Is this your first time being in a band?

Cunningham: “I did have a band when I was in college … most of my musical output has been single singer/songwriter stuff. When I was in graduate school, I played a lot of it at bars and restaurants, and on the radio at the radio station where I went to school. So, I have that sort of background, but yeah, this is the most substantial band I’ve had.”

Zak: “I was in a band, but we were just a ‘90s/2000s hard rock cover band, played in Rochester for a couple years … it was a fun outlet, but I wouldn’t even call us a successful Rochester band, we got a few gigs here and there. But playing live, you really can’t beat it, it gives you that little bit of a rush and you see people enjoying, just, music. That’s a great feeling.”

Cunningham: “Music is fun. It’s fun to be a part of. I think, anytime we get together, whether it’s for a show or a practice, we have a lot of fun.”

Daryl Hurd and Matt Zak

When/what do you practice?

Cunningham: “Sometimes every week, and sometimes we go for a month or two without practicing, it depends on what our upcoming schedule is.”

Cunningham: “There’s a lot of songs that we’ve been playing, pretty much for forever, and then there are songs that come and go, songs that we play until they fade out.

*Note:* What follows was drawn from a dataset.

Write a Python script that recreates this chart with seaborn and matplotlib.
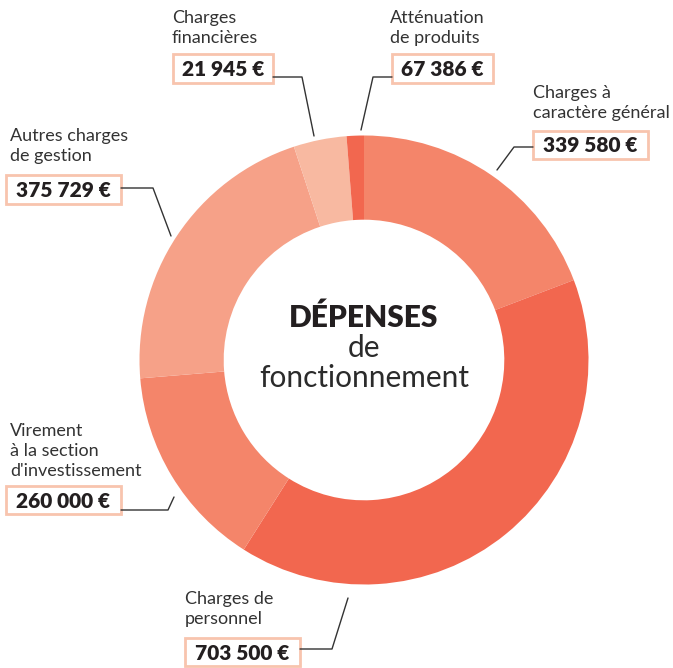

Zak: “You’ve got six people here who have a wide variety of interest in music. I would say I’m more the harder rock person, who brought more of the ‘90s rock to the band, and there’s ‘60s and ‘70s and ‘80s in there, so it’s nice to have an eclectic mix to have everybody do. I’d say we have about 40-50 songs depending on the day that we could play if we wanted to, going over 60 years. Even if something might not be one of our favorites, you play it live, and you get into it.”

Hurd: “And we very much like to put our own spin on things … change a song just enough so that we can have fun with who we are.”

Songs straight from the tuna can:

Cunningham: “I’ve written a lot of songs for myself, as a singer/songwriter, and we have one song oddly enough called ‘Fish,’ given our band name, and I wrote it when I was in California … it’s a song about three different species of fish and their behaviors. I wrote it when I was in graduate school and we’ve played it a bunch, and that is the only original song we’ve ever done as a band.”

Although “Fish” wasn’t played at this show, some pieces were noticeably original. The highlight of the evening was the Yankovician parody of Billie Eilish’s “Bad Guy” entitled “Bad Prof.”

Dane-Staples: “The rewrite of ‘Bad Guy,’ ‘Bad Prof,’ is not our own [exactly], but … ”

Cunningham: “It was a fun rewrite, Emily and I worked on our own together and it was a lot of fun. Obviously, we’re here at a university where we all really care about teaching, so it was just sort of fun to imagine ourselves to be professors who don’t give a rat’s ass about that sort of thing.

Mike Boller and Emily Dane-Staples

With the wide range of musical interests for the group, each member shared one of their favorite bands or musicians.

Kraft: “I would say Radiohead is probably my current favorite, been my favorite for a while.”

Hurd: “I’m going REM.”

Cunningham: “Pink Floyd.”

Boller: “Weezer is pretty important to me. But I would actually say Foo Fighters right now. So, my first and second date with my wife was the same Weezer concert. Because, it got rained out the first day so we went back.”

Dane-Staples: “Billy Joel.”

Zak: “I have to say Pink Floyd for some of the older stuff, and then Metallica for some of the newer stuff.”